What you have to do
Hunt for the word "with" across the entries below, copying each line that holds it.

Material for this task
## Begin
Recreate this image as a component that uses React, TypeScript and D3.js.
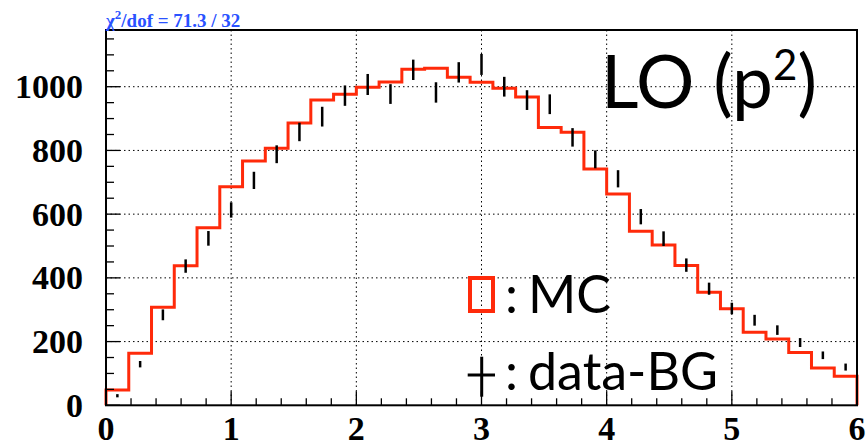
## End
## Begin
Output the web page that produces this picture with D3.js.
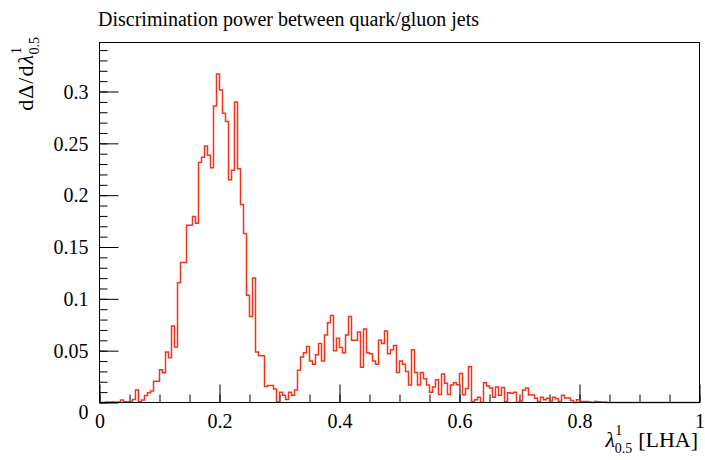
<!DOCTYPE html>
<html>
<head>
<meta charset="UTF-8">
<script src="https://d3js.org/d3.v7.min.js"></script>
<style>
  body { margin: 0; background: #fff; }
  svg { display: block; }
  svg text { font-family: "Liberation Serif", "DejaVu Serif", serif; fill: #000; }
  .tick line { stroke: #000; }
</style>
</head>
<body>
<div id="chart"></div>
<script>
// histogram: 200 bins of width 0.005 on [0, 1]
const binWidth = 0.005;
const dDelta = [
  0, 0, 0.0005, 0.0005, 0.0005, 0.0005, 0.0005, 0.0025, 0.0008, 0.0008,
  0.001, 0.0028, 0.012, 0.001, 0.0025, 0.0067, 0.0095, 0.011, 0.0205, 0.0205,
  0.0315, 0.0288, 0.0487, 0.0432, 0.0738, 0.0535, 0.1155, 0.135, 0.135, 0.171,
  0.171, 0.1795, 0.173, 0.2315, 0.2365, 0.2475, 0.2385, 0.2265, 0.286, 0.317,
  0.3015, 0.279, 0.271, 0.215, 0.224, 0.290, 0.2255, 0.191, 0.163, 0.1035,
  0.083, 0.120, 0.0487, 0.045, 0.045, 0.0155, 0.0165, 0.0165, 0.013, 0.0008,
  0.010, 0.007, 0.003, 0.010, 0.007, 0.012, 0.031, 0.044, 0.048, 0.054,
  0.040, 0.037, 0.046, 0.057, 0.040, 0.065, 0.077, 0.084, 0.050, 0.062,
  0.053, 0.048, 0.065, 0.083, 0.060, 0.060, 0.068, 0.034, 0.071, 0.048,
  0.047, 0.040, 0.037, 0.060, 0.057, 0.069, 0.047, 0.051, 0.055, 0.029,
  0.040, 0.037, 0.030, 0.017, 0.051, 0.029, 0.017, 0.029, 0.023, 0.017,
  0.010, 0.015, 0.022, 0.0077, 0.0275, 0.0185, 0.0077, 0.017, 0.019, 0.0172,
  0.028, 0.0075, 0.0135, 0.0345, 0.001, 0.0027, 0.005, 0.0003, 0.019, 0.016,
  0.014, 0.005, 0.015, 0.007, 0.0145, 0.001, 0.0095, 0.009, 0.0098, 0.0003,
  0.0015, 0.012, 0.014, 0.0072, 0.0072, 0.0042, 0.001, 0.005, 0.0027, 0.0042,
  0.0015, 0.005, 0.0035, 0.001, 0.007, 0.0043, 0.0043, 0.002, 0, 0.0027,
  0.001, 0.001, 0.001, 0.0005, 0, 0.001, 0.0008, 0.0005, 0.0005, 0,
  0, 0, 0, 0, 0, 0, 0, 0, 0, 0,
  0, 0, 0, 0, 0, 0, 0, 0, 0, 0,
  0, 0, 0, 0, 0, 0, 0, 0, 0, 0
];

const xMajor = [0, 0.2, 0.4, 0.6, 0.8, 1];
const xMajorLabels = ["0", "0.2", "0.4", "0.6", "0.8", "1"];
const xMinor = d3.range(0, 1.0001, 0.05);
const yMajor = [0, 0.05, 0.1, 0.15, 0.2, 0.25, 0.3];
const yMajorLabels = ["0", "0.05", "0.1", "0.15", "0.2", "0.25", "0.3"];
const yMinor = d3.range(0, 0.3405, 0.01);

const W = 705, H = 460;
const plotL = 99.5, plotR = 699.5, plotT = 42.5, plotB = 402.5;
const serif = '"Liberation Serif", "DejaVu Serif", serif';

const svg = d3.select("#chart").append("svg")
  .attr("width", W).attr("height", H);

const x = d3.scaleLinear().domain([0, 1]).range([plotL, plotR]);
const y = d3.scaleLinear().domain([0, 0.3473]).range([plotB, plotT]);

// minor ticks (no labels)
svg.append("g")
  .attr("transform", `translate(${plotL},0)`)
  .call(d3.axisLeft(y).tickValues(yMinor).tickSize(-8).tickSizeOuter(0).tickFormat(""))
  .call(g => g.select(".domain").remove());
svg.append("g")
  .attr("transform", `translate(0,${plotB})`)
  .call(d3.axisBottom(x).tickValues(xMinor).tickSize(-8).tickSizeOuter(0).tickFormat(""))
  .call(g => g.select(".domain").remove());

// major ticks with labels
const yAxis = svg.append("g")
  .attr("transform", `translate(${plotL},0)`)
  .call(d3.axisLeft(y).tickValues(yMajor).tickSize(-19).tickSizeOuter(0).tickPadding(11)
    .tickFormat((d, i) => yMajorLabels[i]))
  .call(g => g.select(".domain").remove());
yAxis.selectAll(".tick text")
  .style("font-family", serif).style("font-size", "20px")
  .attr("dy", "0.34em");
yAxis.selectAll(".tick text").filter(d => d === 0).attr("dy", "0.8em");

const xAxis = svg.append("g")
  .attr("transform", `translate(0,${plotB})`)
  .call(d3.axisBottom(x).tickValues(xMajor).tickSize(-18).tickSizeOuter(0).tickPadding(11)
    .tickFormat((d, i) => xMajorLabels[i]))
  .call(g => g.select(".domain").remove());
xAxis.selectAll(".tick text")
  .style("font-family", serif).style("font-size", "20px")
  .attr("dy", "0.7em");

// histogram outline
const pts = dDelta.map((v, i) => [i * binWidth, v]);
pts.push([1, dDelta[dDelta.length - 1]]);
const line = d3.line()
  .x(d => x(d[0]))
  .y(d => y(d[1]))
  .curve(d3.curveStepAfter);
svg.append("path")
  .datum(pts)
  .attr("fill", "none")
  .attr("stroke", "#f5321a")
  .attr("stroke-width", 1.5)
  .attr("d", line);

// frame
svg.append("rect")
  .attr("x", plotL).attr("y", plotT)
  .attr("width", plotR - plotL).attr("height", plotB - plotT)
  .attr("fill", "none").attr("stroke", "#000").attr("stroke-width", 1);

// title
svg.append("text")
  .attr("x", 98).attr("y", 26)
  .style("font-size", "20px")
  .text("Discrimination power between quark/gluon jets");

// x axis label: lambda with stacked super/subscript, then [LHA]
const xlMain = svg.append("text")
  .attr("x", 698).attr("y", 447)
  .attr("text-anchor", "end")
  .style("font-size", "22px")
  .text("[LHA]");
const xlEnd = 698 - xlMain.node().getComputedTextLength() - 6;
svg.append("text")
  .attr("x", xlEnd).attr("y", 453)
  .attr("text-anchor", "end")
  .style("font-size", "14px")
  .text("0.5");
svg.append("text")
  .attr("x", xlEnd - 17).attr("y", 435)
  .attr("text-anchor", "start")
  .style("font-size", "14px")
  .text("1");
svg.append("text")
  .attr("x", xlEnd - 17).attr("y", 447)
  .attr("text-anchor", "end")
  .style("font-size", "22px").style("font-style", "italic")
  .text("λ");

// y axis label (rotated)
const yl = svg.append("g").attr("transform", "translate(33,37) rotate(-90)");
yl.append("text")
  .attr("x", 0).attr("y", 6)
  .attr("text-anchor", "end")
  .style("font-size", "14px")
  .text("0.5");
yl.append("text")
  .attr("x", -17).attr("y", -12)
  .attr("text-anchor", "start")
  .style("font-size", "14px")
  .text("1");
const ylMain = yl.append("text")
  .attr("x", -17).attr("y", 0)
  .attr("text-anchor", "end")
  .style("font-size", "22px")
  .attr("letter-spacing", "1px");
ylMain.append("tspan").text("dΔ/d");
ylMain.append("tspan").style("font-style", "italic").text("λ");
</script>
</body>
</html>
## End
Solution
Output the web page that produces this picture with D3.js.
// major ticks with labels
// x axis label: lambda with stacked super/subscript, then [LHA]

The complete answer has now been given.